Termites are among the most destructive pests to residential property. They cause billions of dollars of structural damage each year to buildings. Successfully managing the insects requires help from licensed pest management experts. However, even after you invest in professional termite treatment, you must be vigilant about preventing future infestations. The following tips can help you keep your property free of the voracious, wood-eating pests.
Do Not Disrupt Soil Treatments
Termites build subterranean colonies in your yard with hundreds of thousands of insects in one nest area. They can travel as far as 200 feet from the nest.
Pest control specialists treat the soil with liquid pesticides to keep termites from moving from the yard to the inside of your home. The liquid pesticides kill the termites at the source preventing them from traveling.
However, if you schedule utility work in your yard to fix sewer pipes or gas lines after a pesticide application, you risk compromising the work of the exterminator and lessening the effectiveness of the soil treatment.
If you know you need work done in your yard, complete it before the soil treatment. Otherwise, you need to consult with the pest control specialist to find out how much time needs to pass before contractors begin digging up your yard to repair pipes.
Do Not Use Wood Mulch
While mulch can be beneficial to your garden, preventing weeds from growing and keeping moisture in the soil, it can also be a termite food source. The pests will feed on the cellulose in the wood.
In addition, mulch placed in garden beds right next to your home provides termites with an easy path to tiny foundation cracks that lead to your inner walls. A termite can infiltrate cracks as small as 1/64 inch wide.
The pests also like the moisture in soil covered by mulch. Instead of using mulch made of wood chips, opt for other types of mulch or materials that serve the same purpose. Alternatives to traditional mulch include:
- Rubber mulch
- Peat moss
- Gravel or pebbles
- Landscape fabric
Although it comes from wood, pine straw has low amounts of cellulose and is also a good alternative to traditional mulch.
Eliminate Standing Water
Termites thrive in moist environments. They need water in order to survive. Moist soil makes it easy for the pests to build underground passageways. The moisture also protects termites from desiccation.

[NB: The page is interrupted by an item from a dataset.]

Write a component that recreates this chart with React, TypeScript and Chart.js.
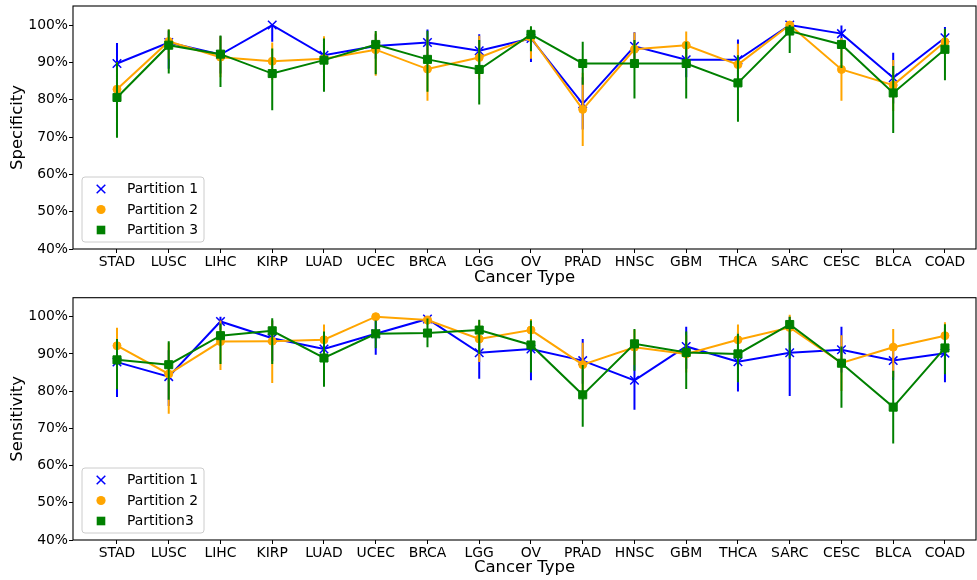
import React, { useEffect, useRef } from 'react';
import { Chart, registerables } from 'chart.js';

Chart.register(...registerables);

const categories = ['STAD', 'LUSC', 'LIHC', 'KIRP', 'LUAD', 'UCEC', 'BRCA', 'LGG', 'OV', 'PRAD', 'HNSC', 'GBM', 'THCA', 'SARC', 'CESC', 'BLCA', 'COAD'];
const yTicks = [40, 50, 60, 70, 80, 90, 100];

// Specificity (top panel)
const specP1 = [89.7, 95.3, 92.1, 100, 91.9, 94.4, 95.3, 93.1, 96.4, 78.9, 94.3, 90.7, 90.7, 100, 97.7, 85.9, 96.6];
const specP1Low = [84.2, 88.3, 87.0, 95.5, 87.2, 91.0, 91.8, 88.5, 90.1, 72.0, 90.5, 86.0, 85.5, 100, 95.5, 79.0, 93.0];
const specP1High = [95.2, 98.5, 97.0, 100, 96.6, 97.5, 98.8, 97.5, 99.0, 86.0, 98.1, 95.0, 96.1, 100, 99.9, 92.6, 99.5];
const specP2 = [82.8, 95.6, 91.4, 90.3, 91.0, 93.4, 88.2, 91.3, 96.7, 77.4, 93.5, 94.6, 89.4, 100, 88.1, 83.9, 95.5];
const specP2Low = [75.0, 91.0, 86.0, 85.3, 85.0, 86.4, 79.7, 85.5, 91.0, 67.6, 89.0, 90.9, 83.5, 99.0, 79.7, 77.0, 92.0];
const specP2High = [90.0, 98.8, 97.0, 95.3, 97.0, 98.0, 96.7, 97.1, 99.5, 87.2, 98.0, 98.3, 95.0, 100.5, 96.5, 90.6, 98.4];
const specP3 = [80.6, 94.6, 92.2, 87.0, 90.6, 94.8, 90.8, 88.1, 97.5, 89.7, 89.7, 89.7, 84.5, 98.4, 94.8, 81.8, 93.5];
const specP3Low = [69.8, 87.0, 83.4, 77.2, 82.1, 86.8, 82.1, 78.7, 93.0, 84.0, 80.3, 80.3, 74.1, 92.5, 88.5, 71.1, 85.2];
const specP3High = [90.0, 98.8, 97.2, 93.7, 96.4, 98.4, 98.5, 96.0, 99.7, 95.5, 96.0, 95.5, 91.9, 100, 95.5, 89.0, 99.0];

// Sensitivity (bottom panel)
const sensP1 = [87.8, 83.9, 98.7, 94.2, 91.3, 95.4, 99.4, 90.3, 91.3, 88.2, 82.9, 92.0, 87.9, 90.3, 91.1, 88.2, 90.2];
const sensP1Low = [78.4, 76.0, 96.5, 88.0, 84.0, 89.8, 98.0, 83.3, 82.9, 82.0, 75.0, 86.0, 79.9, 78.7, 85.0, 83.0, 82.4];
const sensP1High = [93.0, 91.0, 100, 99.0, 97.0, 100, 100, 97.0, 99.0, 94.0, 90.8, 97.3, 96.0, 100, 97.3, 93.0, 97.0];
const sensP2 = [92.2, 84.6, 93.3, 93.4, 93.8, 100, 99.1, 94.0, 96.4, 87.1, 91.8, 90.0, 93.8, 97.1, 87.6, 91.8, 94.9];
const sensP2Low = [87.0, 73.9, 85.7, 82.2, 87.0, 100, 97.8, 87.8, 93.0, 80.0, 87.0, 85.0, 89.7, 93.0, 80.0, 83.7, 91.0];
const sensP2High = [97.0, 93.0, 99.0, 99.0, 97.9, 100, 100, 99.0, 99.4, 93.0, 96.5, 95.0, 97.9, 100.5, 95.0, 96.7, 98.5];
const sensP3 = [88.4, 87.1, 94.9, 96.2, 88.9, 95.4, 95.6, 96.4, 92.4, 79.0, 92.7, 90.4, 90.0, 97.9, 87.5, 75.7, 91.6];
const sensP3Low = [80.5, 77.7, 87.3, 87.3, 81.2, 91.5, 91.8, 90.0, 85.0, 70.4, 85.5, 80.6, 82.4, 88.7, 75.5, 65.9, 84.5];
const sensP3High = [94.0, 93.4, 98.2, 99.6, 96.0, 99.0, 99.5, 99.2, 99.0, 87.0, 96.7, 96.0, 95.4, 100, 92.0, 85.5, 98.0];

const BLUE = '#0000ff';
const ORANGE = '#ffa500';
const GREEN = '#008000';
const FONT = "'DejaVu Sans', sans-serif";

const errorBarPlugin = {
  id: 'errorBars',
  beforeDatasetDraw(chart: any, args: any) {
    const ds: any = chart.data.datasets[args.index];
    const lo = ds.errLow;
    const hi = ds.errHigh;
    if (!lo || !hi) return;
    const { ctx, chartArea, scales } = chart;
    ctx.save();
    ctx.beginPath();
    ctx.rect(chartArea.left, chartArea.top, chartArea.right - chartArea.left, chartArea.bottom - chartArea.top);
    ctx.clip();
    ctx.strokeStyle = ds.borderColor;
    ctx.lineWidth = 2;
    ctx.beginPath();
    for (let i = 0; i < lo.length; i++) {
      const x = scales.x.getPixelForValue(i);
      ctx.moveTo(x, scales.y.getPixelForValue(lo[i]));
      ctx.lineTo(x, scales.y.getPixelForValue(hi[i]));
    }
    ctx.stroke();
    ctx.restore();
  },
};

const frameLegendPlugin = {
  id: 'frameLegend',
  afterDraw(chart: any) {
    const { ctx, chartArea } = chart;
    ctx.save();
    ctx.strokeStyle = '#000';
    ctx.lineWidth = 1.1;
    ctx.strokeRect(chartArea.left, chartArea.top, chartArea.right - chartArea.left, chartArea.bottom - chartArea.top);

    const bx = chartArea.left + 9;
    const bw = 122;
    const bh = 65;
    const by = chartArea.bottom - 7 - bh;
    const r = 3;
    ctx.beginPath();
    ctx.moveTo(bx + r, by);
    ctx.lineTo(bx + bw - r, by);
    ctx.quadraticCurveTo(bx + bw, by, bx + bw, by + r);
    ctx.lineTo(bx + bw, by + bh - r);
    ctx.quadraticCurveTo(bx + bw, by + bh, bx + bw - r, by + bh);
    ctx.lineTo(bx + r, by + bh);
    ctx.quadraticCurveTo(bx, by + bh, bx, by + bh - r);
    ctx.lineTo(bx, by + r);
    ctx.quadraticCurveTo(bx, by, bx + r, by);
    ctx.closePath();
    ctx.fillStyle = 'rgba(255,255,255,0.8)';
    ctx.fill();
    ctx.strokeStyle = '#cccccc';
    ctx.lineWidth = 1;
    ctx.stroke();

    const datasets = chart.data.datasets;
    ctx.font = `13.9px ${FONT}`;
    ctx.textBaseline = 'middle';
    ctx.textAlign = 'left';
    datasets.forEach((ds: any, i: number) => {
      const cy = by + 12 + i * 20.5;
      const mx = bx + 19;
      if (ds.pointStyle === 'crossRot') {
        ctx.strokeStyle = ds.borderColor;
        ctx.lineWidth = 1.5;
        ctx.beginPath();
        ctx.moveTo(mx - 4.3, cy - 4.3);
        ctx.lineTo(mx + 4.3, cy + 4.3);
        ctx.moveTo(mx + 4.3, cy - 4.3);
        ctx.lineTo(mx - 4.3, cy + 4.3);
        ctx.stroke();
      } else if (ds.pointStyle === 'circle') {
        ctx.fillStyle = ds.borderColor;
        ctx.beginPath();
        ctx.arc(mx, cy, 4.6, 0, Math.PI * 2);
        ctx.fill();
      } else {
        ctx.fillStyle = ds.borderColor;
        ctx.fillRect(mx - 4.3, cy - 4.3, 8.6, 8.6);
      }
      ctx.fillStyle = '#000';
      ctx.fillText(ds.label, bx + 45, cy + 0.5);
    });
    ctx.restore();
  },
};

function makeDataset(label: string, values: number[], low: number[], high: number[], color: string, style: string, order: number) {
  const radius = style === 'circle' ? 4 : style === 'rect' ? 5.7 : 6;
  return {
    label,
    data: values.map((v, i) => ({ x: i, y: v })),
    errLow: low,
    errHigh: high,
    borderColor: color,
    backgroundColor: color,
    borderWidth: 2,
    pointStyle: style,
    pointRadius: radius,
    pointBorderWidth: style === 'crossRot' ? 1.5 : 1,
    pointBackgroundColor: color,
    pointBorderColor: color,
    tension: 0,
    fill: false,
    order,
  };
}

function makeConfig(yTitle: string, datasets: any[], padTop: number, xHeight: number): any {
  return {
    type: 'line',
    data: { datasets },
    plugins: [errorBarPlugin, frameLegendPlugin],
    options: {
      responsive: false,
      animation: false,
      events: [],
      layout: { autoPadding: false, padding: { left: 0, right: 1, top: padTop, bottom: 0 } },
      plugins: { legend: { display: false }, tooltip: { enabled: false } },
      scales: {
        x: {
          type: 'linear',
          min: -0.85,
          max: 16.6,
          afterBuildTicks: (scale: any) => {
            scale.ticks = categories.map((_, i) => ({ value: i }));
          },
          afterFit: (scale: any) => {
            scale.height = xHeight;
            scale.paddingLeft = 0;
            scale.paddingRight = 0;
          },
          ticks: {
            autoSkip: false,
            maxRotation: 0,
            minRotation: 0,
            padding: 1,
            color: '#000',
            font: { family: FONT, size: 13.9 },
            callback: (v: any) => categories[Math.round(v)] ?? '',
          },
          grid: { display: true, drawOnChartArea: false, drawTicks: true, tickLength: 4, color: '#000', lineWidth: 1 },
          border: { display: false },
          title: {
            display: true,
            text: 'Cancer Type',
            color: '#000',
            font: { family: FONT, size: 16.5 },
            padding: { top: 0, bottom: 2 },
          },
        },
        y: {
          type: 'linear',
          min: 40,
          max: 105.1,
          afterBuildTicks: (scale: any) => {
            scale.ticks = yTicks.map((v) => ({ value: v }));
          },
          afterFit: (scale: any) => {
            scale.width = 73;
            scale.paddingTop = 0;
            scale.paddingBottom = 0;
          },
          ticks: {
            padding: 1,
            color: '#000',
            font: { family: FONT, size: 13.9 },
            callback: (v: any) => `${v}%`,
          },
          grid: { display: true, drawOnChartArea: false, drawTicks: true, tickLength: 4, color: '#000', lineWidth: 1 },
          border: { display: false },
          title: {
            display: true,
            text: yTitle,
            color: '#000',
            font: { family: FONT, size: 16.5 },
            padding: { top: 8, bottom: 0 },
          },
        },
      },
    },
  };
}

export default function App() {
  const topRef = useRef<HTMLCanvasElement | null>(null);
  const bottomRef = useRef<HTMLCanvasElement | null>(null);

  useEffect(() => {
    const top = new Chart(
      topRef.current as HTMLCanvasElement,
      makeConfig(
        'Specificity',
        [
          makeDataset('Partition 1', specP1, specP1Low, specP1High, BLUE, 'crossRot', 2),
          makeDataset('Partition 2', specP2, specP2Low, specP2High, ORANGE, 'circle', 1),
          makeDataset('Partition 3', specP3, specP3Low, specP3High, GREEN, 'rect', 0),
        ],
        6,
        41
      )
    );
    const bottom = new Chart(
      bottomRef.current as HTMLCanvasElement,
      makeConfig(
        'Sensitivity',
        [
          makeDataset('Partition 1', sensP1, sensP1Low, sensP1High, BLUE, 'crossRot', 2),
          makeDataset('Partition 2', sensP2, sensP2Low, sensP2High, ORANGE, 'circle', 1),
          makeDataset('Partition3', sensP3, sensP3Low, sensP3High, GREEN, 'rect', 0),
        ],
        7.7,
        40
      )
    );
    return () => {
      top.destroy();
      bottom.destroy();
    };
  }, []);

  return (
    <div style={{ position: 'absolute', left: 0, top: 0, width: 977, height: 580, background: '#fff' }}>
      <canvas ref={topRef} width={977} height={290} style={{ position: 'absolute', left: 0, top: 0 }} />
      <canvas ref={bottomRef} width={977} height={290} style={{ position: 'absolute', left: 0, top: 290 }} />
    </div>
  );
}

- If you have water leaks in your home, fix them right away.
- Always make sure to turn outdoor faucets off all the way after watering your lawn.
- Do not grow lush, woody plants like shrubs next to your home's foundation.
- Get rid of standing water by filling low areas with dirt or other landscaping material.
Get Rid of Yard Debris and Tree Stumps
Since wood is a termite's favorite treat, fallen branches, wood scraps, untreated lumber and firewood are magnets for colonies of the insects. Old tree stumps are also vulnerable to termites.
Consequently, it is imperative to keep your yard clean, picking up and discarding debris as soon as possible.
- Do not stack fire kindling next to your house.
- Use materials such as treated wood, metal or vinyl for building fences.
- Use treated wood for building patios and decks.
Termites are also attracted to the decaying wood in tree stumps and dead trees. Call a tree removal service to get rid of these decayed structures.
Protect New Additions to Your Home
If you want to expand your home with an additional bedroom or expanded kitchen area, make sure to have a pest control specialist treat the wood in the new space. If you have a history of termite infestations, but do not protect the new structure, you are simply serving up a new food source to termites.